「その問題については3つのポイントがあります」
小泉内閣で金融相などを務めた竹中平蔵氏の口癖である。いかにも「勉強しているな」と思わせる魔法の言葉だ。竹中氏の独創ではなく、ずいぶん前からあちこちで使われてきた“古典”である。
「2つ」では少ないし「4つ」では多い。ここでは「3つ」という数がものをいう。
竹中氏ではないが、実際にこの言い回しを使っている人から聞いたところでは、何についても一つくらいは主張することがあるもので、「3つある」と決め付けたあとで、まずは最初の一つについて弁じていく。あとの2つは、しゃべりながら考えるという。
過不足なく3つのポイントに整理できれば問題はないが、急造した場合は、よくよく聞いてみるとポイントの1と2とで同じことを別の表現で述べているだけということがある。それでも「3つ」と断じることで、聞き手には「切れる奴だ」という鮮烈な印象を残せるのだ。
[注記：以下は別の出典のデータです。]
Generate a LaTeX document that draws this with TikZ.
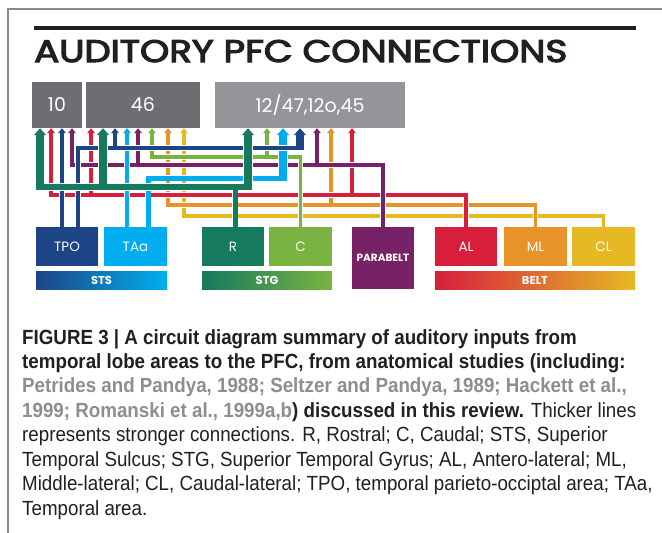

「起承転結というが、欧米人を相手にするときは、結起承でプレゼンテーションをするべきだ」
あるところで聞いた言葉である。日本人は起承転結型のストーリーを好むが、欧米人には回りくどい。また、起承転結はあくまでも文芸の型であり、商談や冷蔵庫の説明書には不向き。結起承の展開なら、知的な印象を強めるだろう。
だが、ご存じのとおり、人生には旗幟鮮明にしてはいけない場面もある。決して「結」を口にせず、相手に言質を取られないための心得が江戸時代の狂歌に残っている。
「世の中は 左様 しからば ごもっとも そうでござるか しかと存ぜぬ」
「左様」以下5つの言葉で相槌を打てば、自分の意見を表明することなく会話を続けられるということだ。江戸庶民の知恵である。ただし、多用しすぎると信用をなくすかもしれない。
「国際化とは五親等以内に外国人がいることだ」
あるところで読んだ一文だが、具体的で非常に説得力がある。従兄弟は四親等、その子どもが五親等だ。国際化が進んでいる社会、たとえばカナダあたりだと、最低、従兄弟のすぐ外側が外国人というケースはいくらでもあるだろう。
正面から論じたら長々とした文章になるところを、別の切り口から、短いフレーズで鮮やかに表現してみる。目に見えるようで、印象深い。